Мне кажется, композиция – это неотъемлемая функция человека. У человека нет шансов не быть композитором – в сущности, это искусство создания чего бы то ни было и жизни вообще. Наша жизнь целиком и есть композиция. В тот момент, когда человек смотрит на создание рук своих и самого себя, на соотнесение каких-то временных вещей, из которых и соткана музыка, он переживает, осознает тайну жизни и смерти. А не быть поглощенным этой проблемой каждодневно и ежесекундно – глупо. Потому что это единственное обстоятельство, которое абсолютно точно возымеет место. И композиция занимается этим непосредственно.

Думаю, что мы все понемногу начинаем понимать, что главное происходит не на том уровне, на котором долгое время ломались копья.

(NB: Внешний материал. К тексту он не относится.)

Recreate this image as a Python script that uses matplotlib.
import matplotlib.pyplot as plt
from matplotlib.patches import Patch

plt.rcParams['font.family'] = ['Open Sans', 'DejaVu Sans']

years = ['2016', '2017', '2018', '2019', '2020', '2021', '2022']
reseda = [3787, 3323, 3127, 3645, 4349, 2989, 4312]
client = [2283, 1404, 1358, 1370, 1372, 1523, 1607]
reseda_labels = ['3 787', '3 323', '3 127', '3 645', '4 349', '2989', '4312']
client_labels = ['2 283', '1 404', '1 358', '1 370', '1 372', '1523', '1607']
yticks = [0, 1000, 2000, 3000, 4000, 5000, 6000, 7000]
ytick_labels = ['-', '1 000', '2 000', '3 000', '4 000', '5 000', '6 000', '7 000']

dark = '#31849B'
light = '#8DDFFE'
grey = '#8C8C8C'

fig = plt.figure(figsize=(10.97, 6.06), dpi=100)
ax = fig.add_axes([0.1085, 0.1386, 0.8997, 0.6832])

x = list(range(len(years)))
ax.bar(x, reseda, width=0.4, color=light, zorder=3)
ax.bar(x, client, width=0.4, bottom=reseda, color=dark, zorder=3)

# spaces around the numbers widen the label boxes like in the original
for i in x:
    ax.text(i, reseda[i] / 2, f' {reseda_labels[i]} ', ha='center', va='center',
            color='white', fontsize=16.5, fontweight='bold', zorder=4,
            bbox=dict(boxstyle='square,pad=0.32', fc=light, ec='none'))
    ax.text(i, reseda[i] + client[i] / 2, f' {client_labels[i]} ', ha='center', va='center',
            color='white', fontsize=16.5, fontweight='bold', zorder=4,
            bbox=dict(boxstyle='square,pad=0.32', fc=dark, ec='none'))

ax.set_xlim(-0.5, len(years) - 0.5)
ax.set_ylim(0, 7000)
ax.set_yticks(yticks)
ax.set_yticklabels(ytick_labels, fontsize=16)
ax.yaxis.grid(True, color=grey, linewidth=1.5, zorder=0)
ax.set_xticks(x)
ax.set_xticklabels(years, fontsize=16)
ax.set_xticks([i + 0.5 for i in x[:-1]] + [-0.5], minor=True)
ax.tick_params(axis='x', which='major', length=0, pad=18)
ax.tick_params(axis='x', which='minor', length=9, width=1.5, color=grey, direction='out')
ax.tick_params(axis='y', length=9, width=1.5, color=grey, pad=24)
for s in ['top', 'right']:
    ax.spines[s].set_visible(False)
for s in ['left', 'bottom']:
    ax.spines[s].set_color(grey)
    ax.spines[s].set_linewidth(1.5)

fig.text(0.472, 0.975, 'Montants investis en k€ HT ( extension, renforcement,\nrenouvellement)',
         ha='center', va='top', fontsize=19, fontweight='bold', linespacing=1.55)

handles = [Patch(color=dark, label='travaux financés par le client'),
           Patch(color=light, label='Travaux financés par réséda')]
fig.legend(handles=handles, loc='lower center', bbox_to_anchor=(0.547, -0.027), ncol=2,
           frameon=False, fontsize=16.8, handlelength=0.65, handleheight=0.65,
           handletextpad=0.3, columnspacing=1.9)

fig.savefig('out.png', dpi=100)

Музыка может быть устроена по-разному – там могут быть трезвучия, шумы, все, что угодно, хоть световые капли, длящиеся столько-то времени. Но все это становится уже не так существенно. Сейчас много таких «песочниц» – кто-то любит минималистов, кто-то обожает спектрализм, – но постепенно границы этих песочниц разрушаются: человек может любить что-то авангардное, что-то из Брамса, и какой-нибудь период творчества Окегема. Мне кажется, что возникновение большого количества людей с такими сложными конфигурациями предпочтений, размывающими предпочтения по прежним критериям, это и есть знак эпохи.